- [Instruction]: Leave the pictures out and retype the lines from the beginning through the line with "(0,0) rectangle (2042,1380);", both ends included.
___ Data segment ___
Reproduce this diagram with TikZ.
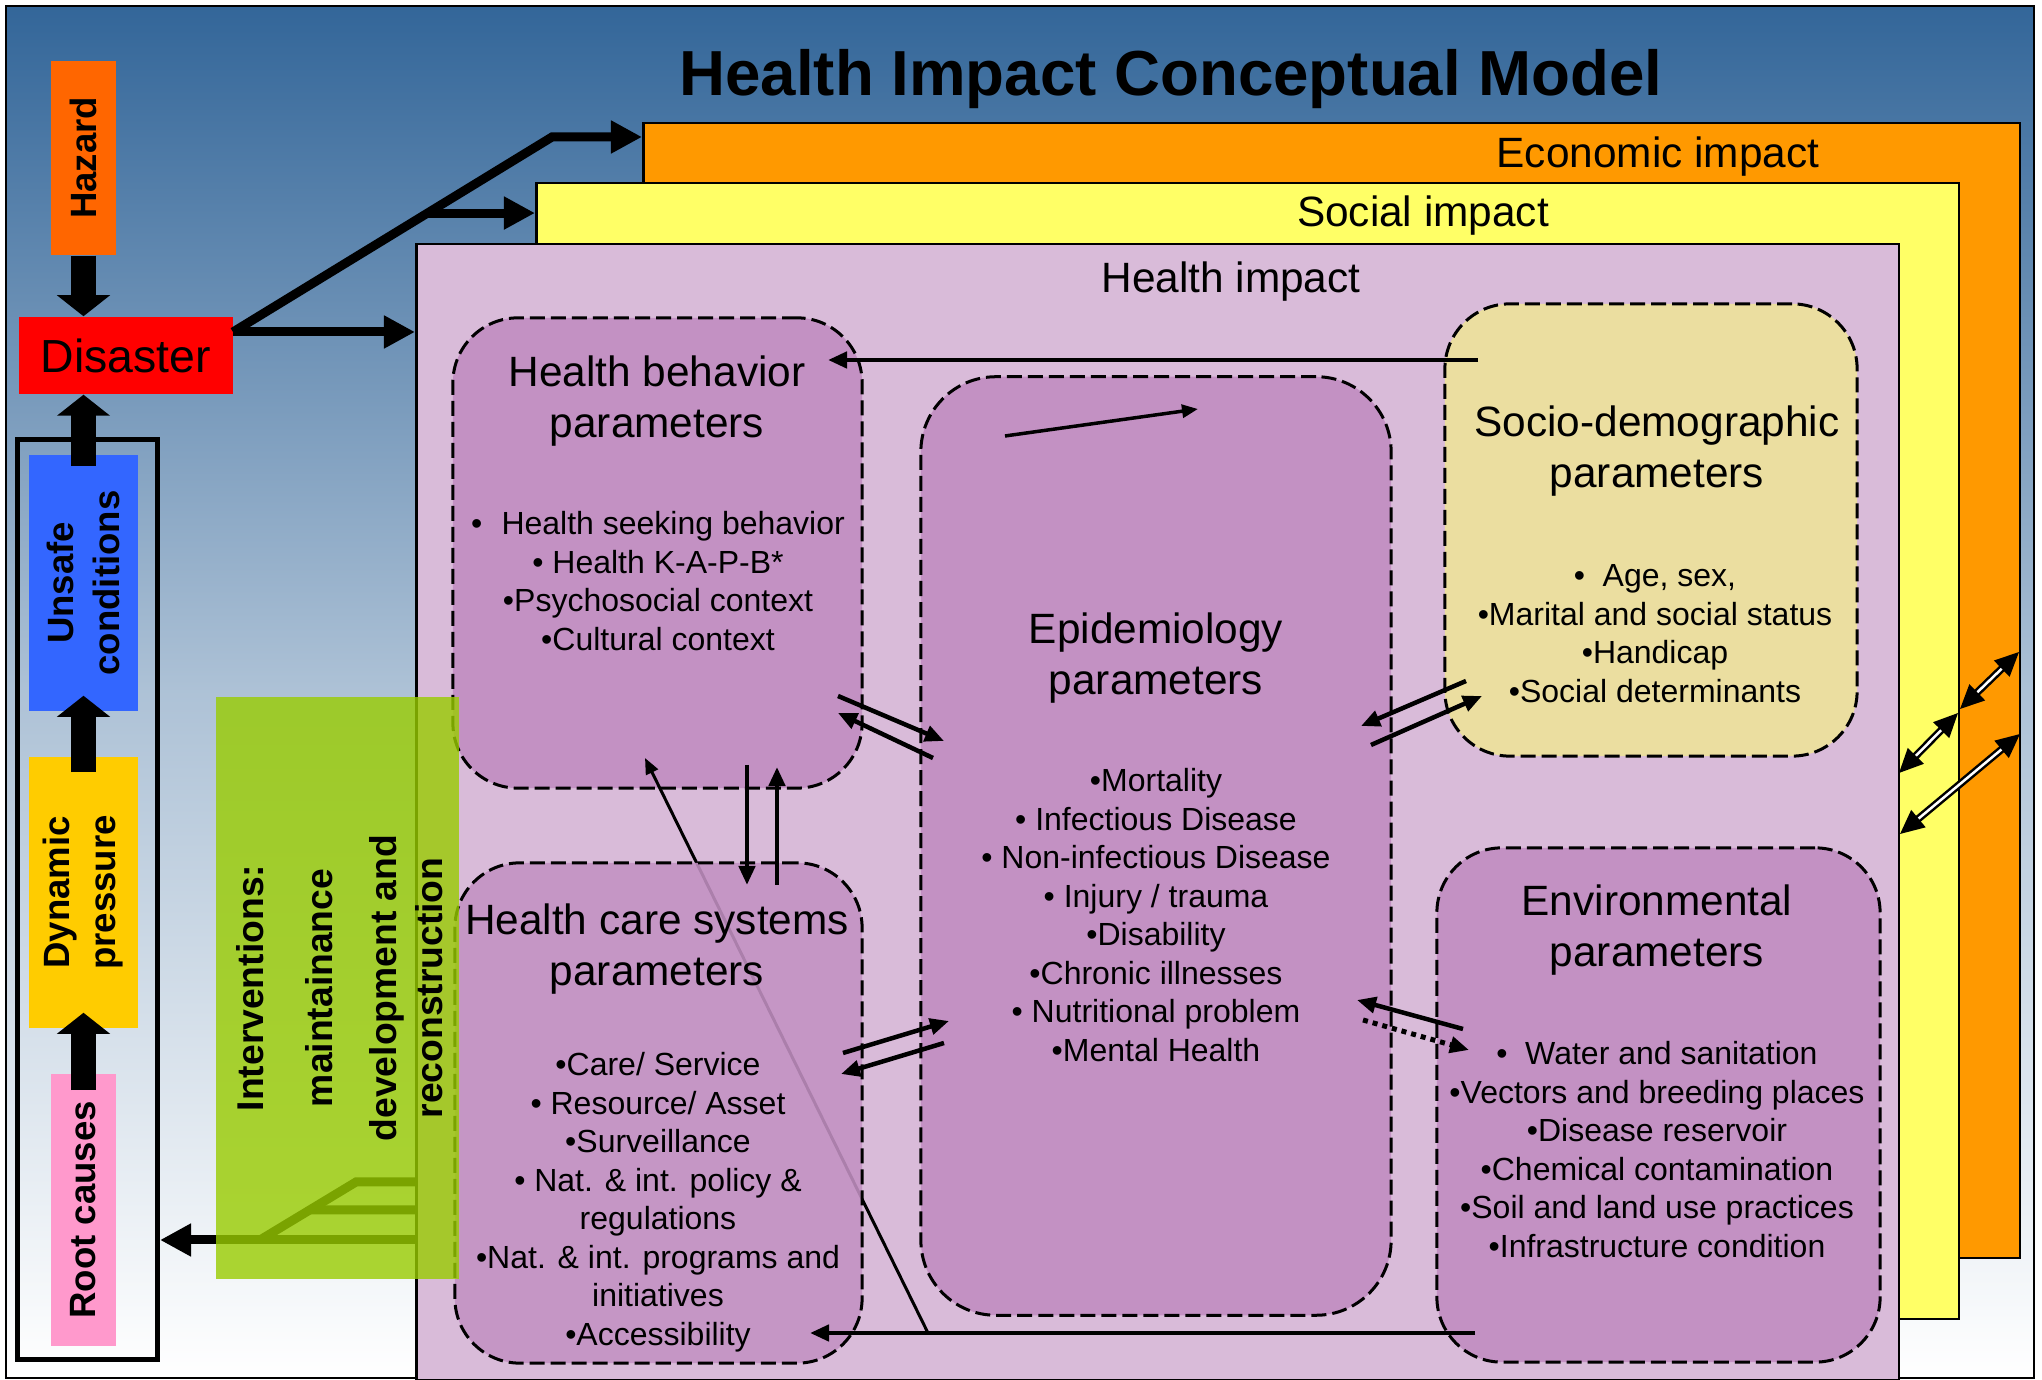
\documentclass[tikz,border=0pt]{standalone}
\usepackage{fontspec}
\setmainfont{Liberation Sans}
\usetikzlibrary{arrows.meta,calc}

\definecolor{skytop}{HTML}{336699}
\definecolor{econorange}{HTML}{FF9900}
\definecolor{socialyellow}{HTML}{FFFF66}
\definecolor{healthpink}{HTML}{D9BBD9}
\definecolor{parampurple}{HTML}{C391C3}
\definecolor{sociosand}{HTML}{EBDEA0}
\definecolor{hazardorange}{HTML}{FF6600}
\definecolor{unsafeblue}{HTML}{3366FF}
\definecolor{dynamicgold}{HTML}{FFCC00}
\definecolor{rootpink}{HTML}{FF99CC}
\definecolor{interventiongreen}{HTML}{99CC00}

\tikzset{
  layer/.style={draw=black, line width=0.025cm, anchor=north west, inner sep=0pt},
  layertitle/.style={font=\fontsize{12.05}{14.6}\selectfont, anchor=north, inner sep=0pt},
  stagebox/.style={inner sep=0pt},
  stagelabel/.style={inner sep=0pt, rotate=90, align=center, font=\fontsize{10.4}{13.1}\selectfont\bfseries},
  greenlabel/.style={inner sep=0pt, rotate=90, anchor=base, font=\fontsize{10.6}{13}\selectfont\bfseries},
  paramblock/.style={draw=black, line width=0.03cm, dash pattern=on 0.15cm off 0.06cm, rounded corners=0.65cm, inner sep=0pt, fill=parampurple},
  paramtitle/.style={font=\fontsize{12.05}{14.65}\selectfont, align=center, anchor=north, inner sep=0pt},
  paramlist/.style={font=\fontsize{9.1}{10.95}\selectfont, align=center, anchor=north, inner sep=0pt},
  bigarrow/.style={line width=0.25cm, -{Triangle[width=0.52cm,length=0.21cm]}},
  fanline/.style={line width=0.09cm},
  fanarrow/.style={fanline, -{Triangle[width=0.31cm,length=0.31cm]}},
  link/.style={line width=0.045cm, -{Triangle[width=0.16cm,length=0.19cm]}},
  thinlink/.style={line width=0.03cm, -{Triangle[width=0.13cm,length=0.16cm]}},
  twoway/.style={double=white, double distance=0.025cm, line width=0.025cm,
    {Triangle[width=0.22cm,length=0.24cm]}-{Triangle[width=0.22cm,length=0.24cm]}},
}

\begin{document}
\begin{tikzpicture}[x=0.01cm,y=-0.01cm]
  \useasboundingbox (0,0) rectangle (2042,1380);

  % Background and frame
  \shade[top color=skytop, bottom color=white, middle color=skytop!40!white] (6,6) rectangle (2034,1378);
  \draw[line width=0.02cm] (6,6) rectangle (2034,1378);

  % Title
  \node[font=\fontsize{18.1}{21}\selectfont\bfseries, anchor=north, inner sep=0pt] (title) at (1171,49) {Health Impact Conceptual Model};

  % Impact layers
  \node[layer, fill=econorange, minimum width=13.76cm, minimum height=11.34cm] (econ) at (642,122) {};
  \node[layer, fill=socialyellow, minimum width=14.22cm, minimum height=11.35cm] (social) at (535,182) {};
  \node[layer, fill=healthpink, minimum width=14.82cm, minimum height=11.35cm] (health) at (415,243) {};
  \node[layertitle] (econT) at (1658,136) {Economic impact};
  \node[layertitle] (socialT) at (1423,195) {Social impact};
  \node[layertitle] (healthT) at (1231,261) {Health impact};

  % Pressure chain on the left
  \node[draw, line width=0.05cm, inner sep=0pt, minimum width=1.40cm, minimum height=9.20cm] (chain) at (87.5,899.5) {};
  \node[stagebox, fill=hazardorange, minimum width=0.65cm, minimum height=1.94cm] (hazard) at (83.5,158) {};
  \node[stagebox, fill=red, minimum width=2.14cm, minimum height=0.77cm] (disaster) at (126,355.5) {};
  \node[stagebox, fill=unsafeblue, minimum width=1.09cm, minimum height=2.56cm] (unsafe) at (83.5,583) {};
  \node[stagebox, fill=dynamicgold, minimum width=1.09cm, minimum height=2.71cm] (dynamic) at (83.5,892.5) {};
  \node[stagebox, fill=rootpink, minimum width=0.65cm, minimum height=2.72cm] (root) at (83.5,1210) {};

  \node[stagelabel] (hazardL) at (hazard) {Hazard};
  \node[inner sep=0pt, font=\fontsize{13.2}{15}\selectfont] (disasterL) at (disaster) {Disaster};
  \node[stagelabel] (unsafeL) at (unsafe) {Unsafe\\conditions};
  \node[stagelabel] (dynamicL) at (dynamic) {Dynamic\\pressure};
  \node[stagelabel] (rootL) at (root) {Root causes};

  \draw[bigarrow] (hazard.south) -- (hazard.south |- disaster.north);
  \draw[bigarrow] ([yshift=-0.12cm]unsafe.north) -- (unsafe.north |- disaster.south);
  \draw[bigarrow] ([yshift=-0.16cm]dynamic.north) -- ([yshift=0.16cm]unsafe.south);
  \draw[bigarrow] ([yshift=-0.17cm]root.north) -- ([yshift=0.16cm]dynamic.south);

  % Disaster fans out to the layers
  \coordinate (fanstart) at (233,332);
  \coordinate (fantop) at (552,137);
  \coordinate (fanmid) at ($(fanstart)!0.61!(fantop)$);
  \draw[fanarrow] (fanstart) -- (fantop) -- (fantop -| econ.west);
  \draw[fanarrow] (fanmid) -- (fanmid -| social.west);
  \draw[fanarrow] (fanstart) -- (fanstart -| health.west);

  % Parameter groups
  \node[paramblock, minimum width=4.09cm, minimum height=4.70cm] (behav) at (657.5,553) {};
  \node[paramblock, rounded corners=0.75cm, minimum width=4.70cm, minimum height=9.38cm] (epi) at (1156,846) {};
  \node[paramblock, fill=sociosand, minimum width=4.12cm, minimum height=4.52cm] (socio) at (1651,530) {};
  \node[paramblock, minimum width=4.43cm, minimum height=5.14cm] (env) at (1658.5,1105) {};

  % Long link under the health care box
  \coordinate (acrossfrom) at (928,1333);
  \coordinate (acrossto) at (645,758);
  \draw[thinlink] (acrossfrom) -- (acrossto);
  \node[paramblock, fill opacity=0.88, minimum width=4.07cm, minimum height=5.00cm] (hcare) at (658.5,1113) {};

  % Group texts
  \node[paramtitle] (behavT) at (657,355) {Health behavior\\parameters};
  \node[paramlist] (behavL) at (658,511) {\textbullet\hspace{0.6em}Health seeking behavior\\\textbullet{} Health K-A-P-B*\\\textbullet Psychosocial context\\\textbullet Cultural context};
  \node[paramtitle] (epiT) at (1156,612) {Epidemiology\\parameters};
  \node[paramlist] (epiL) at (1156,768) {\textbullet Mortality\\\textbullet{} Infectious Disease\\\textbullet{} Non-infectious Disease\\\textbullet{} Injury / trauma\\\textbullet Disability\\\textbullet Chronic illnesses\\\textbullet{} Nutritional problem\\\textbullet Mental Health};
  \node[paramtitle] (hcareT) at (657,903) {Health care systems\\parameters};
  \node[paramlist] (hcareL) at (658,1052) {\textbullet Care/ Service\\\textbullet{} Resource/ Asset\\\textbullet Surveillance\\\textbullet{} Nat. \& int. policy \&\\regulations\\\textbullet Nat. \& int. programs and\\initiatives\\\textbullet Accessibility};
  \node[paramtitle] (socioT) at (1657,405) {Socio-demographic\\parameters};
  \node[paramlist] (socioL) at (1655,564) {\textbullet\hspace{0.55em}Age, sex,\\\textbullet Marital and social status\\\textbullet Handicap\\\textbullet Social determinants};
  \node[paramtitle] (envT) at (1657,884) {Environmental\\parameters};
  \node[paramlist] (envL) at (1657,1041) {\textbullet\hspace{0.55em}Water and sanitation\\\textbullet Vectors and breeding places\\\textbullet Disease reservoir\\\textbullet Chemical contamination\\\textbullet Soil and land use practices\\\textbullet Infrastructure condition};

  % Links between groups
  \coordinate (sociofrom) at (1478,360);
  \coordinate (behavto) at (828,360);
  \draw[link] (sociofrom) -- (behavto);
  \coordinate (envfrom) at (1475,1333);
  \coordinate (hcareto) at (810,1333);
  \draw[link] (envfrom) -- (hcareto);
  \coordinate (downfrom) at (747,765);
  \coordinate (downto) at (747,885);
  \draw[link] (downfrom) -- (downto);
  \coordinate (upfrom) at (777,885);
  \coordinate (upto) at (777,767);
  \draw[link] (upfrom) -- (upto);
  \coordinate (be1) at (838,696);
  \coordinate (be2) at (944,741);
  \draw[link] (be1) -- (be2);
  \coordinate (eb1) at (933,758);
  \coordinate (eb2) at (838,713);
  \draw[link] (eb1) -- (eb2);
  \coordinate (he1) at (843,1053);
  \coordinate (he2) at (949,1021);
  \draw[link] (he1) -- (he2);
  \coordinate (eh1) at (944,1043);
  \coordinate (eh2) at (841,1074);
  \draw[link] (eh1) -- (eh2);
  \coordinate (se1) at (1466,681);
  \coordinate (se2) at (1361,726);
  \draw[link] (se1) -- (se2);
  \coordinate (es1) at (1371,745);
  \coordinate (es2) at (1482,696);
  \draw[link] (es1) -- (es2);
  \coordinate (ne1) at (1463,1029);
  \coordinate (ne2) at (1357,1000);
  \draw[link] (ne1) -- (ne2);
  \coordinate (en1) at (1363,1020);
  \coordinate (en2) at (1469,1050);
  \draw[link, line width=0.05cm, dash pattern=on 0.05cm off 0.05cm] (en1) -- (en2);
  \coordinate (epiin1) at (1005,436);
  \coordinate (epiin2) at (1198,409);
  \draw[thinlink, line width=0.035cm] (epiin1) -- (epiin2);

  % Links across the layers
  \coordinate (layA1) at (1960,709);
  \coordinate (layA2) at (2019,652);
  \draw[twoway] (layA1) -- (layA2);
  \coordinate (layB1) at (1899,773);
  \coordinate (layB2) at (1958,713);
  \draw[twoway] (layB1) -- (layB2);
  \coordinate (layC1) at (1900,834);
  \coordinate (layC2) at (2020,734);
  \draw[twoway] (layC1) -- (layC2);

  % Interventions back to the root causes
  \coordinate (intlow) at (415,1240);
  \coordinate (intmid) at (415,1210);
  \coordinate (inttop) at (415,1182);
  \coordinate (intbend) at (356,1182);
  \coordinate (intjoin) at (260,1240);
  \draw[fanline] (inttop) -- (intbend) -- (intjoin);
  \draw[fanline] (intmid) -- ($(intbend)!0.48!(intjoin)$);
  \draw[fanarrow] (intlow) -- (intlow -| chain.east);
  \node[stagebox, fill=interventiongreen, fill opacity=0.8, minimum width=2.43cm, minimum height=5.82cm] (interv) at (337.5,988) {};
  \node[greenlabel] (intvA) at (263,988) {Interventions:};
  \node[greenlabel] (intvB) at (332,988) {maintainance};
  \node[greenlabel] (intvC) at (396,988) {development and};
  \node[greenlabel] (intvD) at (442,988) {reconstruction};
\end{tikzpicture}
\end{document}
___
- [Task answer]:
Reproduce this diagram with TikZ.
\documentclass[tikz,border=0pt]{standalone}
\usepackage{fontspec}
\setmainfont{Liberation Sans}
\usetikzlibrary{arrows.meta,calc}

\definecolor{skytop}{HTML}{336699}
\definecolor{econorange}{HTML}{FF9900}
\definecolor{socialyellow}{HTML}{FFFF66}
\definecolor{healthpink}{HTML}{D9BBD9}
\definecolor{parampurple}{HTML}{C391C3}
\definecolor{sociosand}{HTML}{EBDEA0}
\definecolor{hazardorange}{HTML}{FF6600}
\definecolor{unsafeblue}{HTML}{3366FF}
\definecolor{dynamicgold}{HTML}{FFCC00}
\definecolor{rootpink}{HTML}{FF99CC}
\definecolor{interventiongreen}{HTML}{99CC00}

\tikzset{
  layer/.style={draw=black, line width=0.025cm, anchor=north west, inner sep=0pt},
  layertitle/.style={font=\fontsize{12.05}{14.6}\selectfont, anchor=north, inner sep=0pt},
  stagebox/.style={inner sep=0pt},
  stagelabel/.style={inner sep=0pt, rotate=90, align=center, font=\fontsize{10.4}{13.1}\selectfont\bfseries},
  greenlabel/.style={inner sep=0pt, rotate=90, anchor=base, font=\fontsize{10.6}{13}\selectfont\bfseries},
  paramblock/.style={draw=black, line width=0.03cm, dash pattern=on 0.15cm off 0.06cm, rounded corners=0.65cm, inner sep=0pt, fill=parampurple},
  paramtitle/.style={font=\fontsize{12.05}{14.65}\selectfont, align=center, anchor=north, inner sep=0pt},
  paramlist/.style={font=\fontsize{9.1}{10.95}\selectfont, align=center, anchor=north, inner sep=0pt},
  bigarrow/.style={line width=0.25cm, -{Triangle[width=0.52cm,length=0.21cm]}},
  fanline/.style={line width=0.09cm},
  fanarrow/.style={fanline, -{Triangle[width=0.31cm,length=0.31cm]}},
  link/.style={line width=0.045cm, -{Triangle[width=0.16cm,length=0.19cm]}},
  thinlink/.style={line width=0.03cm, -{Triangle[width=0.13cm,length=0.16cm]}},
  twoway/.style={double=white, double distance=0.025cm, line width=0.025cm,
    {Triangle[width=0.22cm,length=0.24cm]}-{Triangle[width=0.22cm,length=0.24cm]}},
}

\begin{document}
\begin{tikzpicture}[x=0.01cm,y=-0.01cm]
  \useasboundingbox (0,0) rectangle (2042,1380);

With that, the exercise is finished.